Rabies a global problem that still causes so many deaths
Published 11/02/2014 | 05:38
It was Sam's sixth birthday, and he was playing under the kitchen table as his family gathered to celebrate.
There was a hubbub of conversation between brothers, sisters, cousins, aunts and uncles as Sam's mother busily prepared the meal. Suddenly there was a loud snarl and a snap, and Sam let out a shriek. He had just been bitten by Ben, the family's Jack Russell Terrier, and he was bleeding from a wound on his cheek.
Dog bites are a common form of injury to humans: around half of all Irish children are bitten by a dog at some point during their life. Bites are most common in young children, particularly boys aged between five and nine: the reason for this is that children have not yet learned how to interact with dogs safely. The offending animal is nearly always the family dog (or a neighbour's dog), and most interactions are started by the child. It is rarely "the dog's fault" .
The simple answer to this problem is that children should never be left unsupervised with dogs, regardless of what type of dog it is or its previous behaviour. Children should be taught how to behave around dogs, using tools like the Kennel Club's "Safe and Sound" Scheme ( www.safetyarounddogs.org.uk).
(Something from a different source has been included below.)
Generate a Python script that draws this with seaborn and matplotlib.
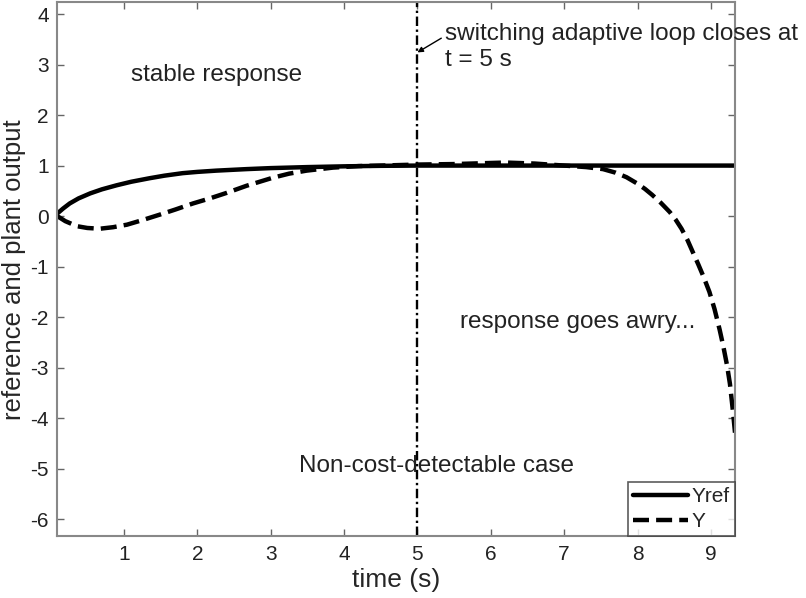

Here in Ireland, the consequences of a dog bite are relatively straightforward. A boy like Sam may just need simple home first aid, or in more severe cases, a visit to hospital may be needed.
In many other countries around the world, it's much more complicated. A dog bite carries the risk of rabies infection, which is invariably fatal in humans.
Rabies is a global problem that causes the deaths of thousands of people and dogs. In India alone, every two seconds someone is bitten by a dog, around 24 people a day suffer an excruciating death from rabies:over half of them are children.
If Sam had been born in India, that minor dog bite could have had desperately serious consequences. If he was lucky, he might be taken to a doctor to be given post-exposure anti-rabies vaccination. However, it'd be far more likely that this level of medical intervention would be unavailable to him. Nothing would be done other than basic cleaning of the wound.
If the dog was carrying rabies, Sam would be infected, and in the following weeks, he would develop symptoms of rabies. He might have a fever or a headache at first, with an itching sensation at the site of bite. A few days later, he would develop anxiety, confusion and agitation. As the disease progressed, Sam would develop abnormal behaviour (such as fear of water), hallucinations, and insomnia. He would go on to suffer a terrifying death.
The most shocking aspect of rabies is that it is completely preventable. Vaccination of dogs in bulk programmes is inexpensive and highly effective: it can cost as little as 50c per dog. In comparison,the cost of a human being treated for rabies after a dog bite is around €40, which is over a month's salary in the regions where rabies is common.
The World Health Organisation believes that mass canine vaccination programmes are the most effective measure for controlling rabies, and that vaccinating 70% of the dogs in an area where rabies is prevalent is necessary to control the disease in both humans and dogs. Ambitious targets are in place to have rabies eliminated from the planet by 2030.
In the recent past, mass dog vaccination programmes have allowed some countries to become rabies-free: there are many examples in South America. In Sri Lanka, this type of programme has reduced rabies deaths from more than 350 in 1973 to just 50 in 2010. Yet in over 150 countries around the world, death by rabies continues to be a threat to humans and dogs. Over 55 000 people die of rabies every year, with over 95% of them in Asia and Africa.
India is the country with the biggest rabies problem, with 20000 people dying every year. So-called "street dogs" are part of the urban culture. They play an important role in the ecosystem by helping to deal with garbage: in areas where dogs have been forcibly removed, the urban rat population has become a major problem. But street dogs also carry rabies.
The answer to India's rabies crisis is well-known but difficult to implement: sterilisation and vaccination of street dogs. This has happened successfully in some areas, but the sheer size and scale of India is daunting: it's the second most populous country in the world, with over 1.2 billion people (nearly 300 times the population of Ireland), living in an area that's 40 times as big as Ireland. It's easy to be intimidated by these numbers, but the answer is still simple: vaccination of most street dogs against rabies, combined where possible, with sterilisation of dogs to prevent breeding.
Many organisations are working to achieve this goal, including the World Society for the Protection of Animals (www.wspa-international.org), and Mission Rabies (www.missionrabies.com) which is aiming to vaccinate over two million dogs in India against rabies in the next three years.
I am travelling out to India next week to play my part. I will be visiting the Mayapuri slum in Delhi, with a charity called ASHA (the Hindu word for hope). My aim is to carry out a dog census and rabies review of the area, using observation and a questionnaire.
I hope that my efforts may lead to dogs in the Mayapuri slum being vaccinated, and in due course, when a boy like Sam is bitten by a dog, he will not be infected with rabies. That one boy may seem insignificant in the statistics, but to him, the difference will be massive. And if other people take action to help to work towards the eradication of rabies in India, tens of thousands of other children like Sam will also be protected against this terrible disease.